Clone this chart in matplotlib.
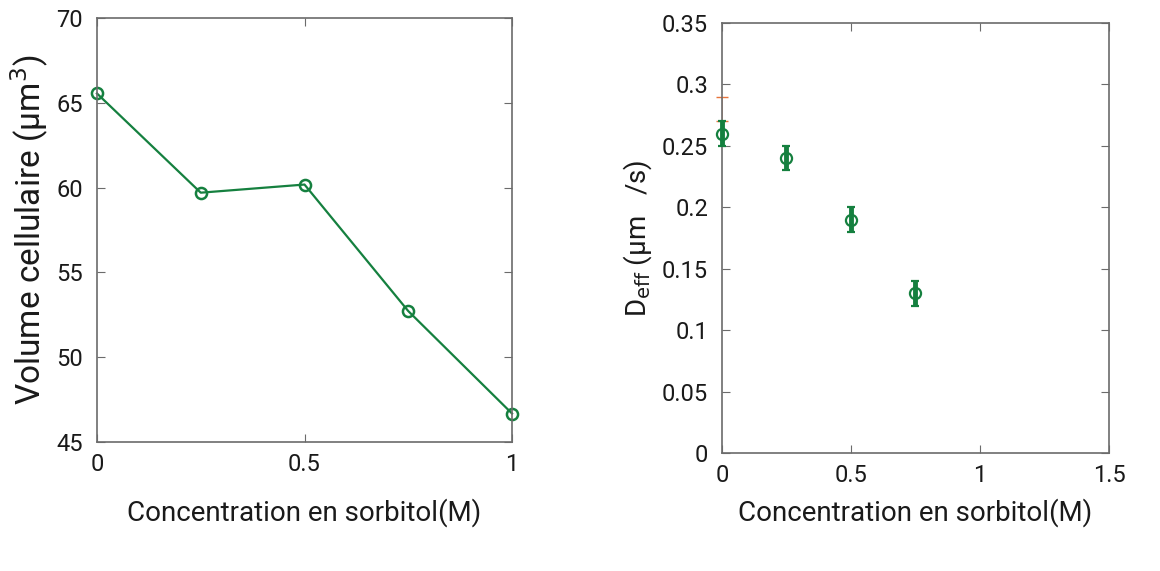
import matplotlib.pyplot as plt

plt.rcParams['font.family'] = ['Roboto', 'DejaVu Sans']

# left panel: cell volume vs sorbitol
conc = [0, 0.25, 0.5, 0.75, 1]
volume = [65.55, 59.7, 60.18, 52.72, 46.68]

# right panel: effective diffusion
conc_d = [0, 0.25, 0.5, 0.75]
d_eff = [0.26, 0.24, 0.19, 0.13]
d_err = [0.01, 0.01, 0.01, 0.01]
# faint orange series hidden behind the y axis
conc_o = [0]
d_o = [0.28]
d_o_err = [0.01]

green = '#15803f'
spine_col = '#6b6b6b'

fig = plt.figure(figsize=(11.6, 5.71), dpi=100)
ax1 = fig.add_axes([0.0836, 0.2259, 0.3578, 0.7426])
ax2 = fig.add_axes([0.6224, 0.2067, 0.3336, 0.7531])

def style(ax):
    for s in ax.spines.values():
        s.set_color(spine_col)
        s.set_linewidth(1.2)
    ax.tick_params(direction='in', top=True, right=True, length=6,
                   color=spine_col, labelsize=17, labelcolor='#1a1a1a')
    ax.tick_params(axis='y', pad=10)
    ax.tick_params(axis='x', pad=8)

# left
ax1.plot(conc, volume, color=green, lw=1.6, marker='o', ms=8, mfc='none',
         mec=green, mew=1.8, clip_on=False)
ax1.set_xlim(0, 1)
ax1.set_ylim(45, 70)
ax1.set_xticks([0, 0.5, 1])
ax1.set_xticklabels(['0', '0.5', '1'])
ax1.set_yticks([45, 50, 55, 60, 65, 70])
style(ax1)
ax1.set_xlabel('Concentration en sorbitol(M)', fontsize=20, labelpad=16, color='#1a1a1a')
ax1.set_ylabel('Volume cellulaire (µm$^3$)', fontsize=24, color='#1a1a1a')
ax1.yaxis.set_label_coords(-0.11, 0.5)

# right
ax2.errorbar(conc_o, d_o, yerr=d_o_err, fmt='none', ecolor='#e8743b',
             elinewidth=0.4, capsize=4, capthick=1, clip_on=False, zorder=1)
ax2.errorbar(conc_d, d_eff, yerr=d_err, fmt='o', color=green, ms=8, mfc='none',
             mec=green, mew=1.6, elinewidth=3.5, capsize=3, capthick=3.5,
             clip_on=False, zorder=3)
ax2.set_xlim(0, 1.5)
ax2.set_ylim(0, 0.35)
ax2.set_xticks([0, 0.5, 1, 1.5])
ax2.set_xticklabels(['0', '0.5', '1', '1.5'])
ax2.set_yticks([0, 0.05, 0.1, 0.15, 0.2, 0.25, 0.3, 0.35])
ax2.set_yticklabels(['0', '0.05', '0.1', '0.15', '0.2', '0.25', '0.3', '0.35'])
style(ax2)
ax2.set_xlabel('Concentration en sorbitol(M)', fontsize=20, labelpad=8, color='#1a1a1a')
ax2.set_ylabel('D$_{\\mathrm{eff}}$ (µm   /s)', fontsize=20, labelpad=6, color='#1a1a1a')

fig.savefig('out.png', dpi=100)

• **Directions**
Using the data above, write out every line exactly, leaving the images behind.

• **Solution for this task**
Clone this chart in matplotlib.
import matplotlib.pyplot as plt

plt.rcParams['font.family'] = ['Roboto', 'DejaVu Sans']

# left panel: cell volume vs sorbitol
conc = [0, 0.25, 0.5, 0.75, 1]
volume = [65.55, 59.7, 60.18, 52.72, 46.68]

# right panel: effective diffusion
conc_d = [0, 0.25, 0.5, 0.75]
d_eff = [0.26, 0.24, 0.19, 0.13]
d_err = [0.01, 0.01, 0.01, 0.01]
# faint orange series hidden behind the y axis
conc_o = [0]
d_o = [0.28]
d_o_err = [0.01]

green = '#15803f'
spine_col = '#6b6b6b'

fig = plt.figure(figsize=(11.6, 5.71), dpi=100)
ax1 = fig.add_axes([0.0836, 0.2259, 0.3578, 0.7426])
ax2 = fig.add_axes([0.6224, 0.2067, 0.3336, 0.7531])

def style(ax):
    for s in ax.spines.values():
        s.set_color(spine_col)
        s.set_linewidth(1.2)
    ax.tick_params(direction='in', top=True, right=True, length=6,
                   color=spine_col, labelsize=17, labelcolor='#1a1a1a')
    ax.tick_params(axis='y', pad=10)
    ax.tick_params(axis='x', pad=8)

# left
ax1.plot(conc, volume, color=green, lw=1.6, marker='o', ms=8, mfc='none',
         mec=green, mew=1.8, clip_on=False)
ax1.set_xlim(0, 1)
ax1.set_ylim(45, 70)
ax1.set_xticks([0, 0.5, 1])
ax1.set_xticklabels(['0', '0.5', '1'])
ax1.set_yticks([45, 50, 55, 60, 65, 70])
style(ax1)
ax1.set_xlabel('Concentration en sorbitol(M)', fontsize=20, labelpad=16, color='#1a1a1a')
ax1.set_ylabel('Volume cellulaire (µm$^3$)', fontsize=24, color='#1a1a1a')
ax1.yaxis.set_label_coords(-0.11, 0.5)

# right
ax2.errorbar(conc_o, d_o, yerr=d_o_err, fmt='none', ecolor='#e8743b',
             elinewidth=0.4, capsize=4, capthick=1, clip_on=False, zorder=1)
ax2.errorbar(conc_d, d_eff, yerr=d_err, fmt='o', color=green, ms=8, mfc='none',
             mec=green, mew=1.6, elinewidth=3.5, capsize=3, capthick=3.5,
             clip_on=False, zorder=3)
ax2.set_xlim(0, 1.5)
ax2.set_ylim(0, 0.35)
ax2.set_xticks([0, 0.5, 1, 1.5])
ax2.set_xticklabels(['0', '0.5', '1', '1.5'])
ax2.set_yticks([0, 0.05, 0.1, 0.15, 0.2, 0.25, 0.3, 0.35])
ax2.set_yticklabels(['0', '0.05', '0.1', '0.15', '0.2', '0.25', '0.3', '0.35'])
style(ax2)
ax2.set_xlabel('Concentration en sorbitol(M)', fontsize=20, labelpad=8, color='#1a1a1a')
ax2.set_ylabel('D$_{\\mathrm{eff}}$ (µm   /s)', fontsize=20, labelpad=6, color='#1a1a1a')

fig.savefig('out.png', dpi=100)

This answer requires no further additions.